## Directive
Retype exactly the lines from the first one through the line with "(Of) at (499,307);", including both ends; skip any pictures.

## begin

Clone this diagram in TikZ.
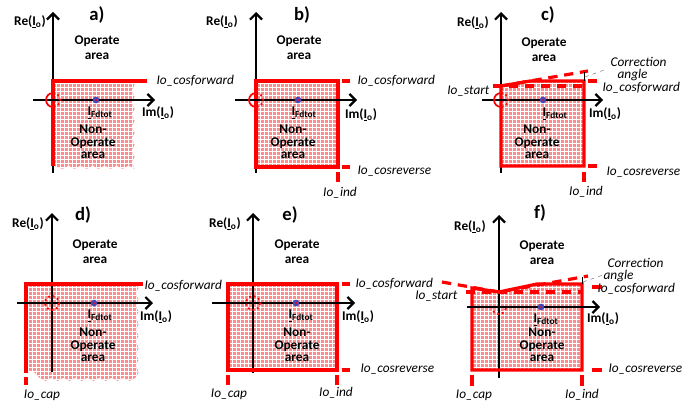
\documentclass[tikz,border=0pt]{standalone}
\usepackage{fontspec}
\setmainfont{Carlito}
\usetikzlibrary{arrows.meta,patterns,decorations.pathmorphing}
\usetikzlibrary{shapes,positioning}
\tikzset{>=stealth}
\tikzset{
  axis/.style={line width=1.6pt,-{Straight Barb[length=4.5pt,width=9pt]}},
  limit/.style={red,line width=2.4pt},
  limitdash/.style={red,line width=2.4pt,dash pattern=on 7pt off 5pt},
  nonop/.style={fill=red!45,postaction={pattern=grid,pattern color=white}},
  torn/.style={decoration={snake,amplitude=1.2pt,segment length=9pt}},
  lbl/.style={font=\fontsize{10}{11}\selectfont\bfseries,align=center,inner sep=1pt},
  nlbl/.style={font=\fontsize{10}{9.5}\selectfont\bfseries,align=center,inner sep=1pt},
  setting/.style={font=\fontsize{10}{11}\selectfont\itshape,inner sep=1pt},
  panel/.style={font=\fontsize{14}{14}\selectfont\bfseries,inner sep=1pt},
  phasor/.style={circle,fill=blue!45!gray,inner sep=0pt,minimum size=5pt},
  origsolid/.style={red,line width=1.3pt},
  origdot/.style={red,line width=1.4pt,dash pattern=on 1.4pt off 2.2pt},
  leader/.style={gray,thin,dashed},
}
\newcommand{\Ph}[1]{\underline{I}\textsubscript{#1}}
\begin{document}
\begin{tikzpicture}[x=0.75pt,y=-0.75pt]
  \useasboundingbox (0,0) rectangle (689,403);
  \coordinate (Oa) at (53,100);
  \coordinate (Ob) at (256,100);
  \coordinate (Oc) at (501,100);
  \coordinate (Od) at (52,303);
  \coordinate (Oe) at (253,303);
  \coordinate (Of) at (499,307);

  % a)
  \fill[nonop] (53,81) -- (133,81) decorate[torn]{-- (133,166) -- (53,166)} -- cycle;
  \draw[axis] (53,173) -- (53,12);
  \draw[limit] (53,166) -- (53,81) -- (147,81);
  \draw[axis] (33,100) -- (155,100);
  \draw[origsolid] (Oa) ++(90:7) arc[start angle=90,end angle=270,radius=7];
  \draw[origdot] (Oa) ++(-90:7) arc[start angle=-90,end angle=90,radius=7];
  \node[phasor] (pha) at (96,100) {};
  \fill[red] (pha) circle (1);
  \node[panel] (ta) at (97,15) {a)};
  \node[lbl] (rea) at (30,22) {Re(\Ph{o})};
  \node[lbl] (opa) at (97,48) {Operate\\area};
  \node[setting,anchor=west] (cfa) at (155,81) {Io\_cosforward};
  \node[lbl,anchor=west] (ifa) at (86,113) {\Ph{Fdtot}};
  \node[nlbl] (noa) at (93,142) {Non-\\Operate\\area};
  \node[lbl] (ima) at (158,113) {Im(\Ph{o})};

  % b)
  \fill[nonop] (256,81) rectangle (338,167);
  \draw[axis] (256,173) -- (256,12);
  \draw[limit] (256,81) rectangle (338,167);
  \draw[limit] (342,81) -- (350,81) (342,167) -- (350,167) (338,172) -- (338,182);
  \draw[axis] (235,100) -- (357,100);
  \draw[origsolid] (Ob) ++(90:7) arc[start angle=90,end angle=270,radius=7];
  \draw[origdot] (Ob) ++(-90:7) arc[start angle=-90,end angle=90,radius=7];
  \node[phasor] (phb) at (298,100) {};
  \fill[red] (phb) circle (1);
  \node[panel] (tb) at (302,15) {b)};
  \node[lbl] (reb) at (222,22) {Re(\Ph{o})};
  \node[lbl] (opb) at (299,48) {Operate\\area};
  \node[setting,anchor=west] (cfb) at (356,81) {Io\_cosforward};
  \node[setting,anchor=west] (crb) at (356,171) {Io\_cosreverse};
  \node[setting] (inb) at (340,193) {Io\_ind};
  \node[lbl,anchor=west] (ifb) at (290,113) {\Ph{Fdtot}};
  \node[nlbl] (nob) at (293,142) {Non-\\Operate\\area};
  \node[lbl] (imb) at (361,115) {Im(\Ph{o})};

  % c)
  \fill[nonop] (501,86) -- (530,81) -- (584,81) -- (584,166) -- (501,166) -- cycle;
  \draw[axis] (501,173) -- (501,12);
  \draw[limit] (501,166) -- (501,86) -- (530,81) -- (584,81) -- (584,166) -- cycle;
  \draw[limitdash] (493,86) -- (583,86);
  \draw[limitdash] (501,86) -- (588,71);
  \draw[limit] (588,81) -- (597,81) (588,166) -- (597,166) (584,172) -- (584,182);
  \draw[thin] (584,81) -- (584,72);
  \draw[leader] (585,77) -- (604,70);
  \draw[axis] (482,100) -- (603,100);
  \draw[origsolid] (Oc) ++(90:7) arc[start angle=90,end angle=270,radius=7];
  \draw[origdot] (Oc) ++(-90:7) arc[start angle=-90,end angle=90,radius=7];
  \node[phasor] (phc) at (543,100) {};
  \fill[red] (phc) circle (1);
  \node[panel] (tc) at (548,15) {c)};
  \node[lbl] (rec) at (473,23) {Re(\Ph{o})};
  \node[lbl] (opc) at (544,50) {Operate\\area};
  \node[setting,anchor=west] (cac) at (609,62) {Correction};
  \node[setting,anchor=west] (cbc) at (616,75) {angle};
  \node[setting,anchor=east] (stc) at (491,91) {Io\_start};
  \node[setting,anchor=west] (cfc) at (601,88) {Io\_cosforward};
  \node[setting,anchor=west] (crc) at (605,172) {Io\_cosreverse};
  \node[setting] (inc) at (586,192) {Io\_ind};
  \node[lbl,anchor=west] (ifc) at (541,114) {\Ph{Fdtot}};
  \node[nlbl] (noc) at (537,142) {Non-\\Operate\\area};
  \node[lbl] (imc) at (605,114) {Im(\Ph{o})};

  % d)
  \fill[nonop] (26,284) -- (137,284) decorate[torn]{-- (137,372) -- (26,372)} -- cycle;
  \draw[axis] (52,372) -- (52,213);
  \draw[limit] (26,373) -- (26,284) -- (143,284);
  \draw[limit] (26,377) -- (26,385);
  \draw[axis] (17,303) -- (153,303);
  \draw[origdot] (Od) circle (7);
  \node[phasor] (phd) at (94,303) {};
  \fill[red] (phd) circle (1);
  \node[panel] (td) at (83,215) {d)};
  \node[lbl] (red) at (28,224) {Re(\Ph{o})};
  \node[lbl] (opd) at (95,252) {Operate\\area};
  \node[setting,anchor=west] (cfd) at (143,286) {Io\_cosforward};
  \node[setting] (cpd) at (42,395) {Io\_cap};
  \node[lbl,anchor=west] (ifd) at (86,316) {\Ph{Fdtot}};
  \node[nlbl] (nod) at (93,345) {Non-\\Operate\\area};
  \node[lbl] (imd) at (156,317) {Im(\Ph{o})};

  % e)
  \fill[nonop] (228,284) rectangle (337,370);
  \draw[axis] (253,373) -- (253,213);
  \draw[limit] (228,284) rectangle (337,370);
  \draw[limit] (342,284) -- (350,284) (342,370) -- (350,370)
    (228,375) -- (228,385) (337,375) -- (337,385);
  \draw[axis] (212,303) -- (355,303);
  \draw[origdot] (Oe) circle (7);
  \node[phasor] (phe) at (296,303) {};
  \fill[red] (phe) circle (1);
  \node[panel] (te) at (290,215) {e)};
  \node[lbl] (ree) at (225,224) {Re(\Ph{o})};
  \node[lbl] (ope) at (297,252) {Operate\\area};
  \node[setting,anchor=west] (cfe) at (354,284) {Io\_cosforward};
  \node[setting,anchor=west] (cre) at (359,369) {Io\_cosreverse};
  \node[setting] (cpe) at (229,394) {Io\_cap};
  \node[setting] (ine) at (336,393) {Io\_ind};
  \node[lbl,anchor=west] (ife) at (287,316) {\Ph{Fdtot}};
  \node[nlbl] (noe) at (297,345) {Non-\\Operate\\area};
  \node[lbl] (ime) at (358,317) {Im(\Ph{o})};

  % f)
  \fill[nonop] (472,288) -- (499,292) -- (537,284) -- (582,284) -- (582,370) -- (472,370) -- cycle;
  \draw[axis] (499,378) -- (499,215);
  \draw[limit] (472,370) -- (472,288) -- (499,292) -- (537,284) -- (582,284) -- (582,370) -- cycle;
  \draw[limitdash] (466,292) -- (583,292);
  \draw[limitdash] (442,282) -- (499,292) -- (588,276);
  \draw[limit] (592,287) -- (602,287) (592,370) -- (602,370)
    (472,375) -- (472,386) (582,375) -- (582,386);
  \draw[thin] (582,284) -- (582,277);
  \draw[leader] (583,282) -- (603,275);
  \draw[axis] (467,307) -- (600,307);
  \draw[origdot] (Of) ++(10:7) arc[start angle=10,end angle=170,radius=7];
  \node[phasor] (phf) at (541,307) {};
  \fill[red] (phf) circle (1);
  \node[panel] (tf) at (540,213) {f)};
  \node[lbl] (ref) at (470,227) {Re(\Ph{o})};
  \node[lbl] (opf) at (542,253) {Operate\\area};
  \node[setting,anchor=west] (caf) at (606,263) {Correction};
  \node[setting,anchor=west] (cbf) at (602,276) {angle};
  \node[setting,anchor=east] (stf) at (459,296) {Io\_start};
  \node[setting,anchor=west] (cff) at (596,289) {Io\_cosforward};
  \node[setting,anchor=west] (crf) at (607,369) {Io\_cosreverse};
  \node[setting] (cpf) at (474,395) {Io\_cap};
  \node[setting] (inf) at (582,395) {Io\_ind};
  \node[lbl,anchor=west] (iff) at (532,320) {\Ph{Fdtot}};
  \node[nlbl] (nof) at (542,345) {Non-\\Operate\\area};
  \node[lbl] (imf) at (603,319) {Im(\Ph{o})};
\end{tikzpicture}
\end{document}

## end

## Response to the exercise
Clone this diagram in TikZ.
\documentclass[tikz,border=0pt]{standalone}
\usepackage{fontspec}
\setmainfont{Carlito}
\usetikzlibrary{arrows.meta,patterns,decorations.pathmorphing}
\usetikzlibrary{shapes,positioning}
\tikzset{>=stealth}
\tikzset{
  axis/.style={line width=1.6pt,-{Straight Barb[length=4.5pt,width=9pt]}},
  limit/.style={red,line width=2.4pt},
  limitdash/.style={red,line width=2.4pt,dash pattern=on 7pt off 5pt},
  nonop/.style={fill=red!45,postaction={pattern=grid,pattern color=white}},
  torn/.style={decoration={snake,amplitude=1.2pt,segment length=9pt}},
  lbl/.style={font=\fontsize{10}{11}\selectfont\bfseries,align=center,inner sep=1pt},
  nlbl/.style={font=\fontsize{10}{9.5}\selectfont\bfseries,align=center,inner sep=1pt},
  setting/.style={font=\fontsize{10}{11}\selectfont\itshape,inner sep=1pt},
  panel/.style={font=\fontsize{14}{14}\selectfont\bfseries,inner sep=1pt},
  phasor/.style={circle,fill=blue!45!gray,inner sep=0pt,minimum size=5pt},
  origsolid/.style={red,line width=1.3pt},
  origdot/.style={red,line width=1.4pt,dash pattern=on 1.4pt off 2.2pt},
  leader/.style={gray,thin,dashed},
}
\newcommand{\Ph}[1]{\underline{I}\textsubscript{#1}}
\begin{document}
\begin{tikzpicture}[x=0.75pt,y=-0.75pt]
  \useasboundingbox (0,0) rectangle (689,403);
  \coordinate (Oa) at (53,100);
  \coordinate (Ob) at (256,100);
  \coordinate (Oc) at (501,100);
  \coordinate (Od) at (52,303);
  \coordinate (Oe) at (253,303);
  \coordinate (Of) at (499,307);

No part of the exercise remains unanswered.